There was much discussion of the state of UK publishing and the book trade, though George the baby, who was only a few weeks old, was largely silent, joining in only to call for meals. This was a time when many publishers were paying astronomic advances for glossy celebrity books, and huge book supermarkets like Borders, the American chain, were filled with these manufactured tomes, ignoring, we felt, the many wonderful titles that were lingering unloved on publishers’ backlists. But when we decided to launch a magazine that would, we hoped, give these books a fresh airing, the reaction of friends and colleagues was not universally enthusiastic. ‘A magazine about old books? Well, good luck with that,’ was the general tone.

Fortunately the rest, as they say, is history, and we’d like to send a big thank you to everyone who has helped, against all the odds, to make Slightly Foxed the bushy tailed creature it is today. This includes our wonderful staff past and present, with a special mention for Jennie, back with us now from maternity leave, whose talents did so much to get us going, and to Jess and Aimi who now so brilliantly keep us and the office on track. Also to those vital but invisible people our investors, who supported Slightly Foxed with no apparent hope of return, and to our friends the craftsman printers at Smith Settle in Yorkshire, who have helped us from the beginning, and who, with their traditional skills, give an elegant finish to our books and to Slightly Foxed.

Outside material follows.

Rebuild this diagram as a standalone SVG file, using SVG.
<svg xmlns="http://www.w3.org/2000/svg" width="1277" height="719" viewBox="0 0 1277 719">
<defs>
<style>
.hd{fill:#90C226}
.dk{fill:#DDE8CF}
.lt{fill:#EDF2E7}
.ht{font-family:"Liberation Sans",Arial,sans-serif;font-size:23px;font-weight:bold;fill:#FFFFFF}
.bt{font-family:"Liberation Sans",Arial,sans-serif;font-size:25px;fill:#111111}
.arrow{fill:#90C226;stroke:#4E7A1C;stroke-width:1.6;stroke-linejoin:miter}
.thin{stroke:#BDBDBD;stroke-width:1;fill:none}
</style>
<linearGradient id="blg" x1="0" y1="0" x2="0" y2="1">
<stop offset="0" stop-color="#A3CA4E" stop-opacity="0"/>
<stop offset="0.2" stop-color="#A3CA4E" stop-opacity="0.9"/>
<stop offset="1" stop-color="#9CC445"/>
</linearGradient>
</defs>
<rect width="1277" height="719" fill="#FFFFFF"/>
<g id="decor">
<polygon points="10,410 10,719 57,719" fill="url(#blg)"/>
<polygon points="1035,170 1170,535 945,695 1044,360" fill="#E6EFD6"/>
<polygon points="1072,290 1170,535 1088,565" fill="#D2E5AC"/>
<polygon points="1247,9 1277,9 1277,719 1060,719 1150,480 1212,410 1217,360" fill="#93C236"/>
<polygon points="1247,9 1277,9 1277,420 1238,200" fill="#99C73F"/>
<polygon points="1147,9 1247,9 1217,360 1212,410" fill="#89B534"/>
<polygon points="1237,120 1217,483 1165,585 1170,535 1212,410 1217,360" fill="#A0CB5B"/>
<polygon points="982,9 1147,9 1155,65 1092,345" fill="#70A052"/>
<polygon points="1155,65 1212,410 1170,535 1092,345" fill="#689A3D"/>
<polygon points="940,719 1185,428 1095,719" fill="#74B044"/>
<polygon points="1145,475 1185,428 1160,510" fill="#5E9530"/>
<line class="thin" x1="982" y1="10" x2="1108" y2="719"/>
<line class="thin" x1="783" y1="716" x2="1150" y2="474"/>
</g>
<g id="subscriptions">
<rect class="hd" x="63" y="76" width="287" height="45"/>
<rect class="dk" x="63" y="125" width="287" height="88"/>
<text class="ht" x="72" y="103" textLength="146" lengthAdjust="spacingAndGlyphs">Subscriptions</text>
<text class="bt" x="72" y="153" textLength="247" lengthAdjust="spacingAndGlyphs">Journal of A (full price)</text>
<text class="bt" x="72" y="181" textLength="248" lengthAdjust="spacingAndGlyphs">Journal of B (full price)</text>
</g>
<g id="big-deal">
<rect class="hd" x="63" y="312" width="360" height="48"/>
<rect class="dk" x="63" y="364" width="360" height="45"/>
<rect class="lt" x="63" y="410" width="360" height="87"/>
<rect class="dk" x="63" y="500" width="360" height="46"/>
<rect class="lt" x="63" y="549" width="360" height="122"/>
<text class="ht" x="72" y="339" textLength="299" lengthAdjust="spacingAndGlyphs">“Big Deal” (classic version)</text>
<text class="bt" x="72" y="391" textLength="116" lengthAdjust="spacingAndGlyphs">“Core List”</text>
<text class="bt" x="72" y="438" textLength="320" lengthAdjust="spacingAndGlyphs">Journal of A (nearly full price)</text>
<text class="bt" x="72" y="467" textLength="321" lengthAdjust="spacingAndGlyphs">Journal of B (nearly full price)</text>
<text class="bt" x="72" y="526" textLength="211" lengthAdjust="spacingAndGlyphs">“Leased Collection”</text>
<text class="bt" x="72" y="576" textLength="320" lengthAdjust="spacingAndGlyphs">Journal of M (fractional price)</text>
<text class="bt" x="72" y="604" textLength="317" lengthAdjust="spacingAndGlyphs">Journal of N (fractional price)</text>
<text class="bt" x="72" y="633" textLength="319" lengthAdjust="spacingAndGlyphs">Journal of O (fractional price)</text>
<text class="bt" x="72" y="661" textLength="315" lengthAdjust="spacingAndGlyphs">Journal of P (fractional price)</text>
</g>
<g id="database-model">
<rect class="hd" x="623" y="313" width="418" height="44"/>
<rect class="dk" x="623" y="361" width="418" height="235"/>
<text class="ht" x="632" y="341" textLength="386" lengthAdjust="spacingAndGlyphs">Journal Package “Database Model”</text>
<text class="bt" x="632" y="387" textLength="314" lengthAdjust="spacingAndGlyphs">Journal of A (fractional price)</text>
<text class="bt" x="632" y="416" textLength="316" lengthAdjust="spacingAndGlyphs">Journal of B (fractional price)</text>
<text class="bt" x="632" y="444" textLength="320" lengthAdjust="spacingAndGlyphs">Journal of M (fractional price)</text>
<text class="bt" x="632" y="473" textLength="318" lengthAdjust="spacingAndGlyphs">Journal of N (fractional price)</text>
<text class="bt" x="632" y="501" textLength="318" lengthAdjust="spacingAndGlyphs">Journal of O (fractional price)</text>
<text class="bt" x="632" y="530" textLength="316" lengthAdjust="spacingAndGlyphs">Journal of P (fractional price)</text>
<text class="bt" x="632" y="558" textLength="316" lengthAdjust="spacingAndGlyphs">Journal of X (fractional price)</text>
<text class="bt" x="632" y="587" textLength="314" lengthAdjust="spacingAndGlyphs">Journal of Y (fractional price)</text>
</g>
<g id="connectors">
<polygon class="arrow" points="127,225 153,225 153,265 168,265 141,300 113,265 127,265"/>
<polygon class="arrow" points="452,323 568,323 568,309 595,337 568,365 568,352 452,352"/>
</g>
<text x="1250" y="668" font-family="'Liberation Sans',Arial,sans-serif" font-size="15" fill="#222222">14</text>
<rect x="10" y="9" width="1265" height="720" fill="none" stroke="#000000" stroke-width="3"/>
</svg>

And last but not least of course, we send huge thanks to you our readers – for sticking with us in bad times as well as good, for writing to us, sharing your opinions and showing your appreciation. (And special thanks to all the hundreds of you who wrote to congratulate us on our MBEs. We still haven’t quite accustomed ourselves to the idea of being given an award for doing something so entirely pleasurable.) Inevitably, during the past twenty years, we’ve seen losses and gains, sorrows as well as joys, but the Fox and all involved with it have been like a warm second family. We count ourselves extremely lucky, and hope that Slightly Foxed will continue to spread pleasure for many years to come.

We could of course go on, but so must the business, so away with the hankies now and down to brass tacks. This season’s new Slightly Foxed Edition is Pig Ignorant, an endearingly honest memoir by the bestselling children’s writer Nicholas Fisk. On the surface the 1930s suburbia in which he grew up is a comforting place, but underneath it’s all embarrassment and uncertainty as young Nick experiences the Blitz, gets his first job with a theatrical agency, finds his faltering way into the Soho jazz clubs where he moonlights as a guitarist, and begins to write.

And finally, the good news that Helene Hanff’s evergreen classic 84, Charing Cross Road is now available in a Plain Foxed Edition. Set in the drab and traumatized post-war London of 1949, this is the story of the love affair that developed between a feisty, eccentric New York writer and the staff of Marks & Co, a second-hand and antiquarian bookshop in London’s Charing Cross Road. It’s a book to warm the cockles of the heart – one to curl up with in the long dark evenings as we wait for spring.